By Rameez Bhat
Eid-ul-Adha – as we all know – is an Eid of sacrifice. It is celebrated for two and a half days. The festival is observed by the Muslim ummah who remember and commemorate the trials and triumphs of Prophet Ibrahim (A.S);
“Surely Ibrahim was an example, obedient to Allah, by nature upright, and he was not of the polytheists. We choose him and guided him unto a right path. We gave him good in this world and in the next he will most surely be among the righteous.’’ (Al-Quran 16:120-121)
One of Ibrahim’s (A.S) main trials was to follow the command of Almighty Allah to sacrifice his only son. Upon hearing this command, he prepared to submit to Allah’s will. When he was all set to do it, Allah revealed to him that his “sacrifice” had already been accepted. He did show that his love for his Lord was above all other considerations and that he would offer his own life or the lives of those dearer to him and submit to God. At that time Almighty Allah sent an animal from the heaven and commanded Prophet Ibrahim (A.S), to sacrifice the animal instead of his son. All Muslims follow the same path. Every Muslim or Muslimah offers sacrifice of allowed animals to commemorate Prophet Ibrahim’s (A.S) sacrifice and follow Allah’s command.
In Kashmir, 96.4% constitutes the Muslim population who celebrate this Eid, but the fact is that, we are in a state of anguish stemming from September floods and last year’s unrest; therefore we are not in a condition to celebrate Eid with ebullience and splendor.

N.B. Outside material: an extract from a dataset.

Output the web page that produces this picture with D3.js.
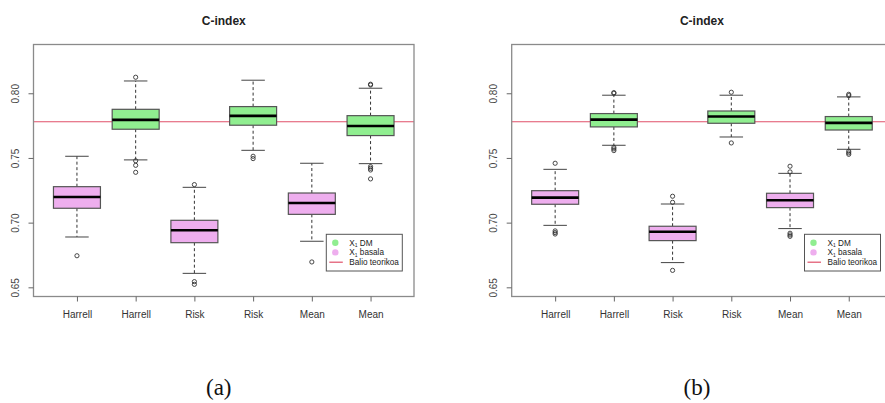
<!DOCTYPE html>
<html><head><meta charset="utf-8">
<script src="https://cdn.jsdelivr.net/npm/d3@7"></script>
<style>body{margin:0;background:#fff}svg{display:block}</style>
</head><body>
<svg id="c" width="885" height="403"></svg>
<script>
// ---- data ----
const categories = ["Harrell","Harrell","Risk","Risk","Mean","Mean"];
const groups = ["basala","DM","basala","DM","basala","DM"];
const yTicks = [0.65,0.70,0.75,0.80];
const theoretical = 0.778;
const legendLabels = ["DM","basala","Balio teorikoa"];
const captions = ["(a)","(b)"];
const titleText = "C-index";

// panel (a)
const aLow  = [0.6889,0.7485,0.6608,0.7559,0.6856,0.7456];
const aQ1   = [0.7111,0.7722,0.6845,0.7753,0.7064,0.7673];
const aMed  = [0.7198,0.7794,0.6941,0.7825,0.7152,0.7747];
const aQ3   = [0.7278,0.7876,0.7018,0.7897,0.7229,0.7827];
const aHigh = [0.7513,0.8095,0.7273,0.8101,0.7459,0.8039];
const aOut  = [[0.6744],[0.8124,0.7478,0.7443,0.7389],[0.7294,0.6544,0.6523],[0.7513,0.7495],[0.6696],[0.8070,0.8064,0.7433,0.7420,0.7407,0.7338]];

// panel (b)
const bLow  = [0.6979,0.7598,0.6691,0.7662,0.6954,0.7567];
const bQ1   = [0.7142,0.7740,0.6861,0.7768,0.7116,0.7716];
const bMed  = [0.7193,0.7796,0.6930,0.7820,0.7173,0.7771];
const bQ3   = [0.7247,0.7843,0.6972,0.7863,0.7227,0.7820];
const bHigh = [0.7412,0.7985,0.7144,0.7985,0.7381,0.7972];
const bOut  = [[0.7459,0.6936,0.6923,0.6912],[0.8005,0.8000,0.7582,0.7570,0.7557],[0.7204,0.7157,0.6631],[0.8008,0.7616],[0.7436,0.7392,0.6918,0.6905,0.6894],[0.7992,0.7982,0.7552,0.7539,0.7528]];

const colors = {DM:"#90ee90", basala:"#eeaeee"};
const lineColor = "#e0506a";

const svg = d3.select("#c");
const font = "'Liberation Sans', Arial, sans-serif";

function panel(x0, x1, low, q1, med, q3, high, out, caption) {
  const y0 = 44.5, y1 = 296.5;
  const x = d3.scaleLinear().domain([0.26, 6.74]).range([x0, x1]);
  const y = d3.scaleLinear().domain([0.6429, 0.8377]).range([y1, y0]);
  const g = svg.append("g");
  const bw = x(1.4) - x(1), cw = x(1.2) - x(1);

  // theoretical line
  g.append("line").attr("x1", x0).attr("x2", x1).attr("y1", y(theoretical)).attr("y2", y(theoretical))
    .attr("stroke", lineColor).attr("stroke-width", 1.2);

  categories.forEach((c, i) => {
    const cx = x(i + 1);
    g.append("line").attr("x1", cx).attr("x2", cx).attr("y1", y(q3[i])).attr("y2", y(high[i]))
      .attr("stroke", "#333").attr("stroke-dasharray", "3,2.5").attr("stroke-width", 1);
    g.append("line").attr("x1", cx).attr("x2", cx).attr("y1", y(q1[i])).attr("y2", y(low[i]))
      .attr("stroke", "#333").attr("stroke-dasharray", "3,2.5").attr("stroke-width", 1);
    [low[i], high[i]].forEach(v => g.append("line").attr("x1", cx - cw).attr("x2", cx + cw)
      .attr("y1", y(v)).attr("y2", y(v)).attr("stroke", "#444").attr("stroke-width", 1));
    g.append("rect").attr("x", cx - bw).attr("width", 2 * bw).attr("y", y(q3[i])).attr("height", y(q1[i]) - y(q3[i]))
      .attr("fill", colors[groups[i]]).attr("stroke", "#555").attr("stroke-width", 1.2);
    g.append("line").attr("x1", cx - bw).attr("x2", cx + bw).attr("y1", y(med[i])).attr("y2", y(med[i]))
      .attr("stroke", "#000").attr("stroke-width", 2.6);
    out[i].forEach(v => g.append("circle").attr("cx", cx).attr("cy", y(v)).attr("r", 2.1)
      .attr("fill", "none").attr("stroke", "#333").attr("stroke-width", 0.9));
  });

  g.append("rect").attr("x", x0).attr("y", y0).attr("width", x1 - x0).attr("height", y1 - y0)
    .attr("fill", "none").attr("stroke", "#8a8a8a").attr("stroke-width", 1.3);

  const ya = d3.axisLeft(y).tickValues(yTicks).tickSize(5).tickFormat(d3.format(".2f"));
  const yg = g.append("g").attr("transform", `translate(${x0},0)`).call(ya);
  yg.select(".domain").remove();
  yg.selectAll(".tick line").attr("stroke", "#666");
  yg.selectAll(".tick text").attr("transform", "rotate(-90)").attr("x", 0).attr("y", -15)
    .attr("dy", 0).attr("text-anchor", "middle").attr("fill", "#444")
    .style("font-family", font).style("font-size", "10px");

  const xa = d3.axisBottom(x).tickValues(d3.range(1, 7)).tickSize(5).tickFormat((d) => categories[d - 1]);
  const xg = g.append("g").attr("transform", `translate(0,${y1})`).call(xa);
  xg.select(".domain").remove();
  xg.selectAll(".tick line").attr("stroke", "#666");
  xg.selectAll(".tick text").attr("y", 18).attr("dy", "0.32em").attr("fill", "#333")
    .style("font-family", font).style("font-size", "10px");

  g.append("text").attr("x", (x0 + x1) / 2).attr("y", 25).attr("text-anchor", "middle")
    .style("font-family", font).style("font-weight", "bold").style("font-size", "12px").attr("fill", "#222")
    .text(titleText);

  // legend
  const lw = 76, lh = 36.7, ly = 234.3;
  const lx0 = x1 - 11.7 - lw;
  const lg = g.append("g");
  lg.append("rect").attr("x", lx0).attr("y", ly).attr("width", lw).attr("height", lh)
    .attr("fill", "#fff").attr("stroke", "#555").attr("stroke-width", 1);
  const rows = [ly + 8.5, ly + 18.1, ly + 27.9];
  lg.append("circle").attr("cx", lx0 + 9).attr("cy", rows[0]).attr("r", 3.2).attr("fill", colors.DM);
  lg.append("circle").attr("cx", lx0 + 9).attr("cy", rows[1]).attr("r", 3.2).attr("fill", colors.basala);
  lg.append("line").attr("x1", lx0 + 3).attr("x2", lx0 + 16.5).attr("y1", rows[2]).attr("y2", rows[2])
    .attr("stroke", lineColor).attr("stroke-width", 1.2);
  legendLabels.forEach((t, k) => {
    const tx = lg.append("text").attr("x", lx0 + 23).attr("y", rows[k]).attr("dy", "0.35em")
      .style("font-family", font).style("font-size", "8.2px").attr("fill", "#222");
    if (k < 2) {
      tx.append("tspan").text("X");
      tx.append("tspan").attr("dy", 1.3).style("font-size", "5px").text("1");
      tx.append("tspan").attr("dy", -1.3).text(" " + t);
    } else tx.text(t);
  });

  svg.append("text").attr("x", (x0 + x1) / 2 - 5).attr("y", 395).attr("text-anchor", "middle")
    .style("font-family", "'Liberation Serif', 'DejaVu Serif', serif").style("font-size", "23px").attr("fill", "#111")
    .text(caption);
}

panel(33.5, 414, aLow, aQ1, aMed, aQ3, aHigh, aOut, captions[0]);
panel(511.7, 892.2, bLow, bQ1, bMed, bQ3, bHigh, bOut, captions[1]);
</script>
</body></html>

Coming to the September floods, we not only faced the devastating flood but the loss was heavily hefty; some of the families in central Kashmir as well in south Kashmir are yet to come out of the trauma. Somehow the locals, NGO’s and government tried to help these flood victim families. But the unrest 2016 was another jolt for the people of Kashmir; in the 2016, unrest we lost more than 110 lives for the sake of right to self-determination and 18000 people were injured in which more than 500 persons lost their vision due to the relentless use of pellet guns.
The Eid Gah’s of the valley during the 10-days of Zil-Haj are likely to remain busy where innumerable people will buy and sell sacrificial animals. Countless people will have planned for the celebration but are we in a condition to celebrate Eid with exuberance? The visible trail of killing and injuries of our youths would hardly stir these affected families into festive spirits. Reminiscence of the pellets, PSA, apprehension, nocturnal raids and killing of our young generation makes the Eid celebrations of Kashmiri people a difficult affair where one can hardly celebrate it the way it was traditionally celebrated. Muslims should help others in this excruciating time and it is the only after that their sacrifices may be rewarded.

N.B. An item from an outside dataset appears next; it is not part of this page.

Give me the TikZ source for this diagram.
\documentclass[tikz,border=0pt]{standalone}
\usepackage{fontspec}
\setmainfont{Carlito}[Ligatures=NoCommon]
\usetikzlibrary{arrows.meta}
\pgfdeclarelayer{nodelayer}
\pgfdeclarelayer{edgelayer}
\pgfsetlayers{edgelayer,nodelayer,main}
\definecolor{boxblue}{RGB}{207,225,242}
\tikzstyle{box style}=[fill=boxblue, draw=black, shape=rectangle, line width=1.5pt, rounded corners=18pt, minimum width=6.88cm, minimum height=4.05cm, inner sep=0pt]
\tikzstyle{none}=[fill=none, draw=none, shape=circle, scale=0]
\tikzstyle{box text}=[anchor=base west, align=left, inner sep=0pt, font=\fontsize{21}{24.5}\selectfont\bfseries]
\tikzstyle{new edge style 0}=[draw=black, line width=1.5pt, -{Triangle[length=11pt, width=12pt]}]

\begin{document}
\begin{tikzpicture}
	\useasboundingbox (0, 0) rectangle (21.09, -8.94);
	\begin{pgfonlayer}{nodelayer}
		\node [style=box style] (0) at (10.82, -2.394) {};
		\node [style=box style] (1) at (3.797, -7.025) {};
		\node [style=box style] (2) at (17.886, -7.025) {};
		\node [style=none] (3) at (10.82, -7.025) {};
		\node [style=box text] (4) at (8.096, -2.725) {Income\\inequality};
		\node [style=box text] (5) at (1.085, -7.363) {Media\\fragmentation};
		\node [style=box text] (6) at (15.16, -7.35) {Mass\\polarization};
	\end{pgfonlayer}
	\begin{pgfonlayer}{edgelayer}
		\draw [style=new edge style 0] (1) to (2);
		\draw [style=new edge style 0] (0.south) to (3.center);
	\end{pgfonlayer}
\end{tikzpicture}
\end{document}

Our generation is in a state of agony, as we have seen the bloodshed of our dear ones. In 2005, a massive earthquake hit Uri and parts of Kashmir where more than 1500 people died and more than 6000 got injured. We are yet to recover from the pangs of distress, we again faced the agitation of 2008 and 2010 in which our 214 loved ones lost their lives.

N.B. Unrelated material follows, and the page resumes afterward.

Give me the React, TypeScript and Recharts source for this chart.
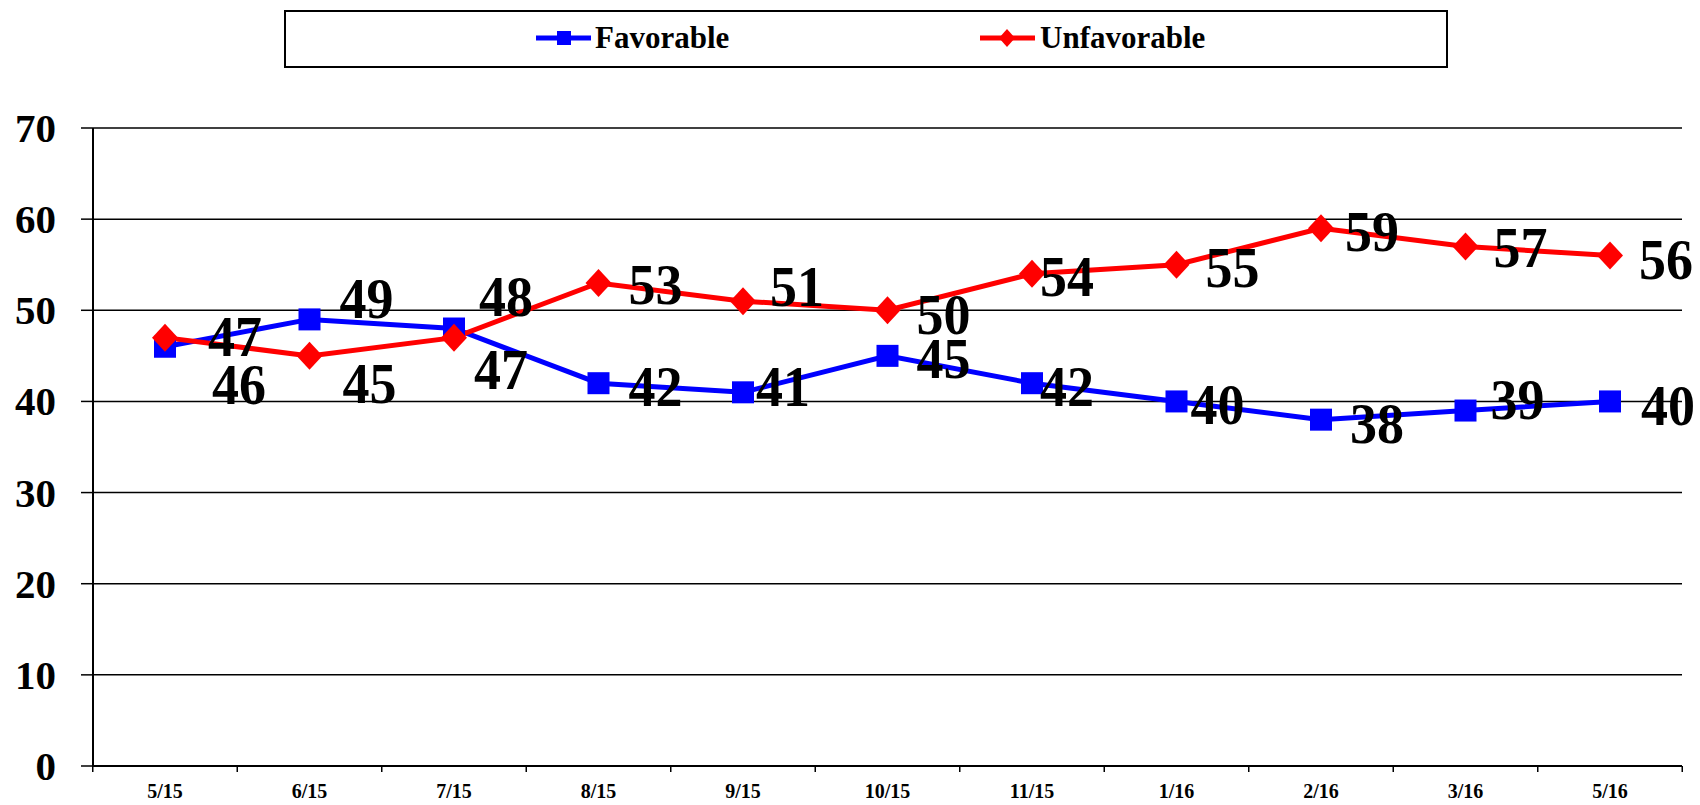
import { LineChart, Line, XAxis, YAxis, CartesianGrid, LabelList } from "recharts";

const months = ["5/15", "6/15", "7/15", "8/15", "9/15", "10/15", "11/15", "1/16", "2/16", "3/16", "5/16"];
const favorable = [46, 49, 48, 42, 41, 45, 42, 40, 38, 39, 40];
const unfavorable = [47, 45, 47, 53, 51, 50, 54, 55, 59, 57, 56];
const yTicks = [0, 10, 20, 30, 40, 50, 60, 70];

// where each value label sits, relative to its point (dx, dy of the label centre)
const favLabelOffsets = [[74, 37], [57, -21], [52, -33], [57, 3], [40, -6], [56, 2], [35, 3], [41, 3], [56, 3], [52, -12], [58, 4]];
const unfavLabelOffsets = [[70, -2], [60, 27], [47, 31], [57, 1], [54, -15], [56, 4], [35, 2], [56, 2], [51, 3], [55, 1], [56, 3]];

const data = months.map((m, i) => ({ month: m, fav: favorable[i], unfav: unfavorable[i] }));

const FONT = "'Liberation Serif', 'Times New Roman', serif";
const BLUE = "#0000ff";
const RED = "#ff0000";
const HALF_BAND = 72.25;

function XTick(props: any) {
    const { x, y, payload, index } = props;
    const last = index === months.length - 1;
    return (
        <g>
            <line x1={x - HALF_BAND} y1={y} x2={x - HALF_BAND} y2={y + 6} stroke="#000" strokeWidth={1.5} />
            {last && <line x1={x + HALF_BAND} y1={y} x2={x + HALF_BAND} y2={y + 6} stroke="#000" strokeWidth={1.5} />}
            <text x={x} y={y + 32} textAnchor="middle" fontFamily={FONT} fontWeight="bold" fontSize={20} fill="#000">
                {payload.value}
            </text>
        </g>
    );
}

function YTick(props: any) {
    const { x, y, payload } = props;
    return (
        <g>
            <line x1={x - 12} y1={y} x2={x} y2={y} stroke="#000" strokeWidth={1.5} />
            <text x={x - 37} y={y + 14} textAnchor="end" fontFamily={FONT} fontWeight="bold" fontSize={41} fill="#000">
                {payload.value}
            </text>
        </g>
    );
}

function makeLabel(offsets: number[][]) {
    return (props: any) => {
        const { x, y, value, index } = props;
        const [dx, dy] = offsets[index] ?? [50, 0];
        return (
            <text
                key={`l-${index}`}
                x={x + dx}
                y={y + dy + 20}
                textAnchor="middle"
                fontFamily={FONT}
                fontWeight="bold"
                fontSize={58}
                textLength={54}
                lengthAdjust="spacingAndGlyphs"
                fill="#000"
            >
                {value}
            </text>
        );
    };
}

function SquareDot(props: any) {
    const { cx, cy, index } = props;
    return <rect key={`sq-${index}`} x={cx - 11} y={cy - 11} width={22} height={22} fill={BLUE} />;
}

function DiamondDot(props: any) {
    const { cx, cy, index } = props;
    return (
        <path
            key={`dm-${index}`}
            d={`M${cx},${cy - 14} L${cx + 13},${cy} L${cx},${cy + 14} L${cx - 13},${cy} Z`}
            fill={RED}
        />
    );
}

function LegendBox() {
    return (
        <svg width={1700} height={80} style={{ position: "absolute", left: 0, top: 0 }}>
            <rect x={285} y={11} width={1162} height={56} fill="#fff" stroke="#000" strokeWidth={2} />
            <line x1={536} y1={38} x2={591} y2={38} stroke={BLUE} strokeWidth={5} />
            <rect x={557} y={31} width={14} height={14} fill={BLUE} />
            <text x={595} y={48} fontFamily={FONT} fontWeight="bold" fontSize={31} fill="#000">Favorable</text>
            <line x1={980} y1={38} x2={1035} y2={38} stroke={RED} strokeWidth={5} />
            <path d="M1007,29 L1015,38 L1007,47 L999,38 Z" fill={RED} />
            <text x={1040} y={48} fontFamily={FONT} fontWeight="bold" fontSize={31} fill="#000">Unfavorable</text>
        </svg>
    );
}

export default function App() {
    return (
        <div style={{ position: "absolute", left: 0, top: 0, width: 1700, height: 805, background: "#fff" }}>
            <LineChart width={1700} height={805} data={data} margin={{ top: 128, right: 18, bottom: 0, left: 0 }}>
                <CartesianGrid vertical={false} stroke="#000" strokeWidth={1.5} />
                <XAxis
                    dataKey="month"
                    interval={0}
                    padding={{ left: 72, right: 72 }}
                    height={39}
                    tickSize={0}
                    tickMargin={0}
                    tickLine={false}
                    axisLine={{ stroke: "#000", strokeWidth: 2 }}
                    tick={<XTick />}
                />
                <YAxis
                    domain={[0, 70]}
                    ticks={yTicks}
                    width={93}
                    tickSize={0}
                    tickMargin={0}
                    tickLine={false}
                    axisLine={{ stroke: "#000", strokeWidth: 2 }}
                    tick={<YTick />}
                />
                <YAxis
                    yAxisId="right"
                    orientation="right"
                    domain={[0, 70]}
                    width={0}
                    tick={false}
                    tickLine={false}
                    axisLine={{ stroke: "#000", strokeWidth: 1.5 }}
                />
                <Line
                    dataKey="fav"
                    name="Favorable"
                    stroke={BLUE}
                    strokeWidth={5}
                    dot={SquareDot}
                    activeDot={false}
                    isAnimationActive={false}
                >
                    <LabelList dataKey="fav" content={makeLabel(favLabelOffsets)} />
                </Line>
                <Line
                    dataKey="unfav"
                    name="Unfavorable"
                    stroke={RED}
                    strokeWidth={5}
                    dot={DiamondDot}
                    activeDot={false}
                    isAnimationActive={false}
                >
                    <LabelList dataKey="unfav" content={makeLabel(unfavLabelOffsets)} />
                </Line>
            </LineChart>
            <LegendBox />
        </div>
    );
}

After passing this harsh period, we again faced the devastating development of 2014-floods in which we not lost our properties but also our darling ones. And, 2016 unrest and 2017 student protests have further rendered us miserable. Are we still able to celebrate Eid with enthusiasm? I don’t think we are. It is time to assist each other, as Almighty Allah says that we should be the first to take initiative and do well to others, but if others have been kind to us, in the first place, we have no choice, but to return the favor. The reward of goodness is nothing but goodness. (Al-Quran 55:61)
Whosoever can , should to give charity on this EID; I make a humble request to them give more charity this time and hopefully your charity will put some balm on the faces of the people of Kashmir and celebrate this Eid with austerity.